Nous verrons ce qu'il en sera en 2019 et en 2020 mais nous tenons à cette baisse d'impôt. L'objectif de maîtrise de la dépense n'en est que plus important, par définition. Sans doute est-ce là que réside le danger : continuer de baisser fortement les impôts – ce que nous faisons – sans maîtriser la dépense. En toute objectivité, le Gouvernement y est parvenu jusqu'à présent et devra faire preuve du plus grand sérieux pour poursuivre dans cette voie au cours des années qui viennent. Vous savez que cette trajectoire n'est pas toujours aisée à tenir mais, tant que je serai à mon poste, je m'y tiendrai et j'alerterai le Parlement – quitte à assumer au nom de tous l'impopularité de certaines baisses de dépenses.

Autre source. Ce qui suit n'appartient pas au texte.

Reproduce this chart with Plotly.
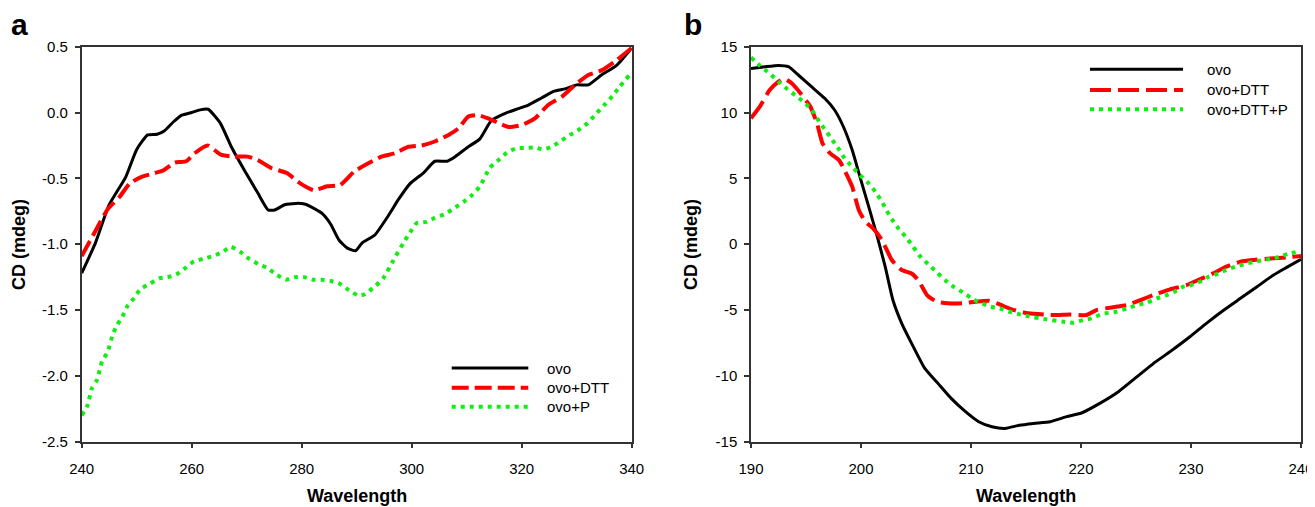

Vous estimez qu'avec 4 milliards d'euros de baisse pour l'État, soit 0,2 % du PIB, nous ne pourrions pas tenir ces chiffres. Si l'on constate également une baisse de 0,2 % du budget de la sécurité sociale et de celui des collectivités locales, nous serons heureux à la fin mars et j'espère que vous nous féliciterez ! Nous verrons à ce moment-là.